Religious activists were joined by a potpourri of other groups, including anti-capitalists, trade unions, socialists, community and immigration organisations.
There was even a contingent of Ecuadorian children dressed in their national costumes.
Corinne Lotz, who was at the rally campaigning for anti-capitalist group World to Win, admitted she seldom joined forces with the Catholic Church.
Corinne Lotz (L) welcomed the Church's involvement
She had not taken part in the service preceding the rally, but believed Catholic involvement was a positive move.
"It is interesting that the Church is taking up the cause. It is a very good sign, because it shows that we are joined together by the issue," she said.
For Ms Lotz, the issue is what she described as the UK's "inhumane system" of sending asylum seekers back to their countries of origin to be tortured and killed.
Others in the crowd were campaigning because they felt legalising the status of many immigrants would help to make Britain a better place to live.
Sophia Buchuck, originally from Cuzco in Peru, has been in England for 15 years.
Sophia Buchuck was part of the lively Latin American contingent
She said her own experience of waiting for 11 years to gain residency had encouraged her to attend the rally, where she was part of the vocal and colourful Latin American contingent.
"In the time I have been here, I have seen the Latin American community grow and develop," she said.
"They take part in things like the Notting Hill Carnival, they have a positive influence, they add to the spiritual richness of the place.
"But at the moment, too many of them are sad. They come here legally to study or work, but when they apply to stay, it takes ages."
The 35-year-old singer, who lives in Lambeth, south London, said she did not believe all illegal immigrants should be given an amnesty immediately.
"Everyone has different needs. People who are claiming asylum should be given priority," she said.
Some in the crowd expressed fears that designating people illegal could cause a rise in crime.
Bervelyn, who had travelled from Hertfordshire to attend the rally, said prolonging their illegal status stopped migrants from working and helping the country to be prosperous.

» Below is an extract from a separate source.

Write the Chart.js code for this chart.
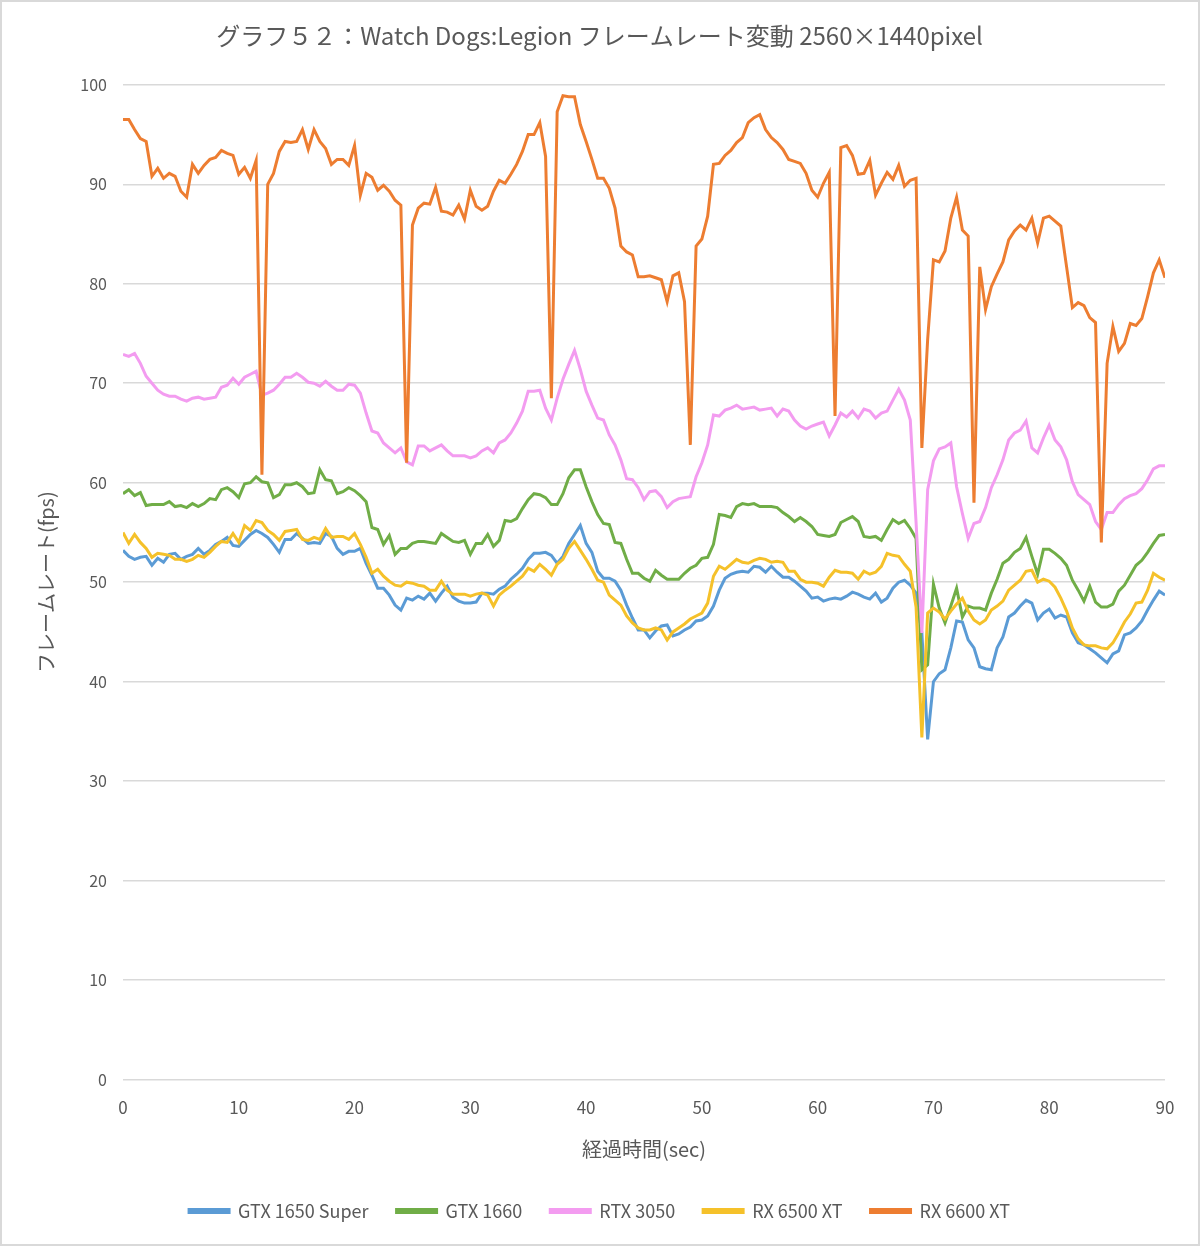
<!DOCTYPE html>
<html lang="ja">
<head>
<meta charset="utf-8">
<title>グラフ５２：Watch Dogs:Legion フレームレート変動</title>
<script src="https://cdn.jsdelivr.net/npm/chart.js@4.4.1/dist/chart.umd.min.js"></script>
<style>
  html, body { margin: 0; padding: 0; background: #fff; }
  #wrap { width: 1200px; height: 1246px; }
</style>
</head>
<body>
<div id="wrap"><canvas id="fpsChart" width="1200" height="1246"></canvas></div>
<script>
// 0.5秒ごとのサンプル (0〜90 sec)
const times = Array.from({ length: 181 }, (_, i) => i / 2);

const seriesNames = ['GTX 1650 Super', 'GTX 1660', 'RTX 3050', 'RX 6500 XT', 'RX 6600 XT'];
const seriesColors = ['#5b9bd5', '#70ad47', '#f39cf0', '#f5c12a', '#ed7d31'];

const gtx1650s = [
  53.2, 52.6, 52.3, 52.5, 52.6, 51.7, 52.4, 52.0, 52.8, 52.9,
  52.3, 52.6, 52.8, 53.4, 52.8, 53.2, 53.8, 54.1, 54.5, 53.7,
  53.6, 54.2, 54.8, 55.2, 54.9, 54.5, 53.8, 53.0, 54.3, 54.3,
  54.9, 54.4, 53.9, 54.0, 53.9, 54.9, 54.6, 53.4, 52.8, 53.1,
  53.1, 53.4, 51.9, 50.7, 49.4, 49.4, 48.7, 47.7, 47.2, 48.4,
  48.2, 48.6, 48.3, 48.9, 48.1, 48.9, 49.6, 48.5, 48.1, 47.9,
  47.9, 48.0, 48.9, 48.9, 48.8, 49.3, 49.6, 50.3, 50.8, 51.4,
  52.3, 52.9, 52.9, 53.0, 52.7, 51.9, 52.6, 53.9, 54.8, 55.7,
  53.9, 53.0, 51.1, 50.4, 50.4, 50.1, 49.2, 47.7, 46.4, 45.2,
  45.2, 44.4, 45.1, 45.6, 45.7, 44.6, 44.8, 45.2, 45.5, 46.1,
  46.2, 46.6, 47.6, 49.2, 50.4, 50.8, 51.0, 51.1, 51.0, 51.6,
  51.5, 51.0, 51.6, 51.0, 50.5, 50.5, 50.1, 49.6, 49.1, 48.4,
  48.5, 48.1, 48.3, 48.4, 48.3, 48.6, 49.0, 48.8, 48.5, 48.3,
  48.9, 48.0, 48.4, 49.4, 50.0, 50.2, 49.7, 48.9, 44.9, 34.2,
  40.0, 40.8, 41.2, 43.4, 46.1, 46.0, 44.2, 43.4, 41.5, 41.3,
  41.2, 43.4, 44.5, 46.5, 46.9, 47.6, 48.2, 47.9, 46.2, 46.9,
  47.3, 46.4, 46.7, 46.5, 44.9, 43.9, 43.7, 43.3, 42.9, 42.4,
  41.9, 42.8, 43.1, 44.7, 44.9, 45.4, 46.1, 47.2, 48.2, 49.1,
  48.7
];

const gtx1660 = [
  58.9, 59.3, 58.7, 59.0, 57.7, 57.8, 57.8, 57.8, 58.1, 57.6,
  57.7, 57.5, 57.9, 57.6, 57.9, 58.4, 58.3, 59.3, 59.5, 59.1,
  58.5, 59.9, 60.0, 60.6, 60.1, 60.0, 58.5, 58.8, 59.8, 59.8,
  60.0, 59.6, 58.9, 59.0, 61.3, 60.3, 60.2, 58.9, 59.1, 59.5,
  59.2, 58.7, 58.1, 55.5, 55.3, 53.8, 54.7, 52.8, 53.4, 53.4,
  53.9, 54.1, 54.1, 54.0, 53.9, 54.9, 54.5, 54.1, 54.0, 54.2,
  52.8, 53.9, 53.9, 54.8, 53.6, 54.2, 56.2, 56.1, 56.4, 57.4,
  58.3, 58.9, 58.8, 58.5, 57.8, 57.8, 58.9, 60.5, 61.3, 61.3,
  59.6, 58.1, 56.8, 55.9, 55.8, 54.0, 53.9, 52.3, 50.9, 50.9,
  50.4, 50.1, 51.2, 50.7, 50.3, 50.3, 50.3, 50.9, 51.4, 51.7,
  52.4, 52.5, 53.8, 56.8, 56.7, 56.5, 57.6, 57.9, 57.8, 57.9,
  57.6, 57.6, 57.6, 57.5, 57.0, 56.6, 56.1, 56.5, 56.1, 55.6,
  54.8, 54.7, 54.6, 54.8, 56.0, 56.3, 56.6, 56.1, 54.6, 54.5,
  54.6, 54.2, 55.3, 56.3, 55.9, 56.2, 55.4, 54.4, 41.2, 41.7,
  49.8, 47.4, 45.9, 47.6, 49.4, 46.5, 47.6, 47.4, 47.4, 47.2,
  48.9, 50.3, 51.9, 52.3, 53.0, 53.4, 54.5, 52.6, 50.8, 53.3,
  53.3, 52.9, 52.4, 51.7, 50.2, 49.2, 48.1, 49.6, 48.0, 47.5,
  47.5, 47.8, 49.1, 49.7, 50.7, 51.7, 52.2, 53.0, 53.9, 54.7,
  54.8
];

const rtx3050 = [
  72.9, 72.7, 73.0, 72.0, 70.7, 70.0, 69.3, 68.9, 68.7, 68.7,
  68.4, 68.2, 68.5, 68.6, 68.4, 68.5, 68.6, 69.6, 69.8, 70.5,
  69.9, 70.6, 70.9, 71.2, 68.8, 69.0, 69.3, 69.9, 70.6, 70.6,
  71.0, 70.6, 70.1, 70.0, 69.7, 70.2, 69.7, 69.3, 69.3, 69.9,
  69.8, 69.0, 67.0, 65.2, 65.0, 64.0, 63.5, 63.0, 63.5, 62.1,
  61.8, 63.7, 63.7, 63.2, 63.5, 63.8, 63.2, 62.7, 62.7, 62.7,
  62.5, 62.7, 63.2, 63.5, 63.0, 64.0, 64.3, 65.0, 66.0, 67.2,
  69.2, 69.2, 69.3, 67.5, 66.3, 68.5, 70.4, 71.9, 73.3, 71.4,
  69.2, 67.8, 66.5, 66.3, 64.8, 63.8, 62.3, 60.4, 60.3, 59.5,
  58.3, 59.1, 59.2, 58.6, 57.5, 58.1, 58.4, 58.5, 58.6, 60.6,
  62.0, 63.8, 66.8, 66.7, 67.3, 67.5, 67.8, 67.4, 67.5, 67.6,
  67.3, 67.4, 67.5, 66.7, 67.4, 67.2, 66.3, 65.7, 65.4, 65.7,
  65.9, 66.1, 64.7, 65.8, 67.0, 66.6, 67.2, 66.5, 67.4, 67.2,
  66.5, 67.0, 67.2, 68.3, 69.4, 68.3, 66.3, 56.0, 44.9, 59.3,
  62.2, 63.4, 63.6, 64.0, 59.6, 56.9, 54.4, 55.9, 56.1, 57.5,
  59.5, 60.8, 62.3, 64.3, 65.0, 65.3, 66.2, 63.5, 63.0, 64.5,
  65.8, 64.3, 63.6, 62.3, 60.1, 58.8, 58.3, 57.8, 56.1, 55.3,
  57.0, 57.0, 57.8, 58.4, 58.7, 58.9, 59.4, 60.3, 61.4, 61.7,
  61.7
];

const rx6500xt = [
  55.0, 53.9, 54.8, 54.0, 53.4, 52.5, 52.9, 52.8, 52.7, 52.3,
  52.3, 52.1, 52.3, 52.7, 52.5, 53.0, 53.6, 54.1, 54.0, 54.9,
  54.0, 55.7, 55.2, 56.2, 56.0, 55.2, 54.8, 54.2, 55.1, 55.2,
  55.3, 54.3, 54.2, 54.5, 54.3, 55.4, 54.5, 54.6, 54.6, 54.3,
  54.9, 53.8, 52.5, 50.9, 51.3, 50.6, 50.1, 49.7, 49.6, 50.0,
  49.9, 49.7, 49.6, 49.2, 49.2, 50.1, 49.2, 48.8, 48.8, 48.8,
  48.6, 48.8, 48.9, 48.7, 47.6, 48.7, 49.2, 49.6, 50.1, 50.6,
  51.4, 51.1, 51.8, 51.3, 50.7, 51.8, 52.3, 53.4, 54.1, 53.2,
  52.3, 51.3, 50.2, 50.0, 48.7, 48.2, 47.7, 46.6, 45.9, 45.4,
  45.2, 45.2, 45.4, 45.2, 44.2, 45.0, 45.4, 45.8, 46.3, 46.6,
  46.9, 47.9, 50.6, 51.6, 51.3, 51.8, 52.3, 52.0, 51.9, 52.2,
  52.4, 52.3, 52.0, 52.1, 52.0, 51.1, 51.1, 50.3, 50.0, 50.0,
  49.9, 49.6, 50.5, 51.2, 51.0, 51.0, 50.9, 50.3, 51.1, 50.8,
  51.0, 51.6, 52.9, 52.7, 52.6, 51.8, 51.1, 47.5, 34.4, 46.9,
  47.4, 47.0, 46.3, 47.1, 47.8, 48.4, 47.1, 46.2, 45.8, 46.2,
  47.2, 47.6, 48.1, 49.2, 49.7, 50.2, 51.1, 51.2, 50.0, 50.3,
  50.1, 49.5, 48.4, 47.1, 45.4, 44.3, 43.7, 43.6, 43.6, 43.4,
  43.3, 43.9, 44.9, 46.0, 46.8, 47.9, 48.0, 49.2, 50.9, 50.5,
  50.2
];

const rx6600xt = [
  96.5, 96.5, 95.5, 94.6, 94.3, 90.8, 91.6, 90.6, 91.1, 90.8,
  89.3, 88.7, 92.0, 91.1, 91.9, 92.5, 92.7, 93.4, 93.1, 92.9,
  91.0, 91.7, 90.6, 92.4, 60.8, 90.0, 91.1, 93.3, 94.3, 94.2,
  94.3, 95.5, 93.5, 95.5, 94.3, 93.6, 92.0, 92.5, 92.5, 91.9,
  93.9, 88.9, 91.1, 90.7, 89.4, 89.9, 89.3, 88.4, 87.9, 62.0,
  85.9, 87.6, 88.1, 88.0, 89.7, 87.3, 87.2, 86.9, 87.9, 86.5,
  89.4, 87.8, 87.4, 87.8, 89.3, 90.4, 90.1, 91.0, 92.0, 93.3,
  95.0, 95.0, 96.2, 92.8, 68.5, 97.3, 98.9, 98.8, 98.8, 96.0,
  94.3, 92.5, 90.6, 90.6, 89.6, 87.6, 83.8, 83.2, 82.9, 80.7,
  80.7, 80.8, 80.6, 80.4, 78.2, 80.8, 81.1, 78.2, 63.8, 83.8,
  84.5, 86.8, 92.0, 92.1, 92.9, 93.4, 94.2, 94.7, 96.2, 96.7,
  97.0, 95.5, 94.7, 94.2, 93.5, 92.5, 92.3, 92.1, 91.1, 89.4,
  88.7, 90.1, 91.2, 66.7, 93.7, 93.9, 92.9, 91.0, 91.1, 92.4,
  88.9, 90.1, 91.2, 90.5, 91.9, 89.8, 90.4, 90.6, 63.5, 74.4,
  82.4, 82.2, 83.3, 86.6, 88.7, 85.4, 84.8, 58.0, 81.7, 77.4,
  79.7, 81.0, 82.2, 84.4, 85.3, 85.9, 85.4, 86.6, 84.1, 86.6,
  86.8, 86.3, 85.8, 81.7, 77.6, 78.1, 77.8, 76.6, 76.1, 54.0,
  72.0, 75.7, 73.2, 74.0, 76.0, 75.8, 76.5, 78.7, 81.1, 82.4,
  80.6
];

const seriesValues = [gtx1650s, gtx1660, rtx3050, rx6500xt, rx6600xt];

const FONT = "'Noto Sans CJK JP', 'Noto Sans', sans-serif";
const TEXT = '#595959';

// 背景と外枠
const framePlugin = {
  id: 'frame',
  beforeDraw(chart) {
    const { ctx, width, height } = chart;
    ctx.save();
    ctx.fillStyle = '#fff';
    ctx.fillRect(0, 0, width, height);
    ctx.strokeStyle = '#d9d9d9';
    ctx.lineWidth = 2;
    ctx.strokeRect(1, 1, width - 2, height - 2);
    ctx.restore();
  }
};

const datasets = seriesNames.map((name, i) => ({
  label: name,
  data: seriesValues[i].map((v, j) => ({ x: times[j], y: v })),
  borderColor: seriesColors[i],
  backgroundColor: seriesColors[i],
  borderWidth: 3,
  pointRadius: 0,
  tension: 0,
  order: seriesNames.length - i   // 後の系列ほど手前に描く
}));

new Chart(document.getElementById('fpsChart'), {
  type: 'line',
  data: { datasets },
  plugins: [framePlugin],
  options: {
    responsive: false,
    animation: false,
    layout: { padding: { left: 34, right: 35, top: 0, bottom: 16 } },
    plugins: {
      title: {
        display: true,
        text: 'グラフ５２：Watch Dogs:Legion フレームレート変動 2560×1440pixel',
        color: TEXT,
        font: { family: FONT, size: 24, weight: 'normal' },
        padding: { top: 21, bottom: 35 }
      },
      legend: {
        position: 'bottom',
        labels: {
          color: TEXT,
          font: { family: FONT, size: 18 },
          boxWidth: 40,
          boxHeight: 3,
          padding: 28,
          sort: (a, b) => a.datasetIndex - b.datasetIndex
        }
      },
      tooltip: { enabled: false }
    },
    scales: {
      x: {
        type: 'linear',
        min: 0,
        max: 90,
        ticks: { stepSize: 10, color: TEXT, font: { family: FONT, size: 17 }, padding: 10 },
        grid: { display: false },
        border: { display: false },
        title: {
          display: true,
          text: '経過時間(sec)',
          color: TEXT,
          font: { family: FONT, size: 20 },
          padding: { top: 9, bottom: 13 }
        }
      },
      y: {
        min: 0,
        max: 100,
        ticks: { stepSize: 10, color: TEXT, font: { family: FONT, size: 16 }, padding: 16 },
        grid: { color: '#d9d9d9', lineWidth: 1.5, drawTicks: false },
        border: { display: false },
        title: {
          display: true,
          text: 'フレームレート(fps)',
          color: TEXT,
          font: { family: FONT, size: 20 },
          padding: { top: 0, bottom: 6 }
        },
        afterFit(scale) { scale.width = 89; }
      }
    }
  }
});
</script>
</body>
</html>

"If people can be made legal, they can contribute to the country, and there will be unity in the country," she said.
"They can go and work and take care of themselves, rather than going out to rob and steal."
The ad hoc grouping of religious, community and left-wing groups, under the umbrella of the Strangers into Citizens campaign, created a festival atmosphere in London's drenched streets.
It remains to be seen whether the country's lawmakers, who gather less than half a mile away, were listening.